Finished #reading Collected Poems, by Philip Larkin.
This is exactly what it says: Larkin’s collected poems, arranged in the four collections published in his lifetime, followed by poems published in Larkin’s lifetime but not included in those collections.
The arrangement allows us to see how Larkin developed over his career. His first collection, The North Ship (1945), showed promise but was (to me) unremarkable. In the second collection, The Less Deceived (1955), Larkin is finding his voice, with highlights including Maiden Name, At Grass, and the classic, Church Going, which moves from sly digs at John Betjeman (“Cleaned, or restored? Someone would know: I don’t”) to the soberly moving final stanza:
A serious house on serious earth it is,
In whose blent air all our compulsions meet,
are recognised, and robed as destinies.
And that much can never be obsolete,
Since someone will forever be surprising
A hunger in himself to be more serious,
And gravitating with it to this ground…
The Whitsun Weddings (1964) is, of course, the peak of Larkin’s career, from which his most well-loved poems – certainly those most quotable in polite company – come, including MCMXIV (”Never such innocence again”) and An Arundel Tomb (“What will survive of us is love” – a line frequently quoted out of context, despite the poem’s insistence that it is, at best, only “almost” true).
Which brings us to High Windows (1955), a harder collection to love. This is where you’ll find Larkin’s poems that are most quotable in impolite company: most notably, This Be The Verse (“They fuck you up, your mum and dad”) and Annus Mirabilis (“Sexual intercourse began / In nineteen sixty-three”). The poetry can still be astonishing – the final stanza of the title poem is breathtaking – but overall this phase, with Larkin curdling into middle-aged bitterness, is hard work to read.
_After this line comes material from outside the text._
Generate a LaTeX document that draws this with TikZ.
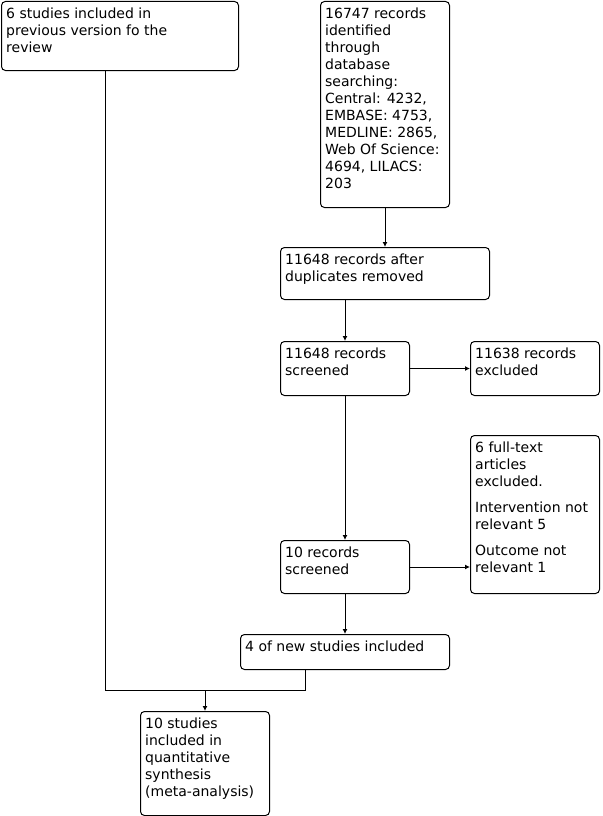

As a consequence, by the time I got to the “uncollected poems” at the end, I was feeling a bit Larkined out, and rather skipped through this section. Almost at the end, though, is one final beauty: The Mower, where Larkin describes inadvertently killing a hedgehog as he mows his lawn:
Next morning I got up and it did not.
The first day after a death, the new absence
Is always the same; we should be careful
Of each other, we should be kind
While there is still time.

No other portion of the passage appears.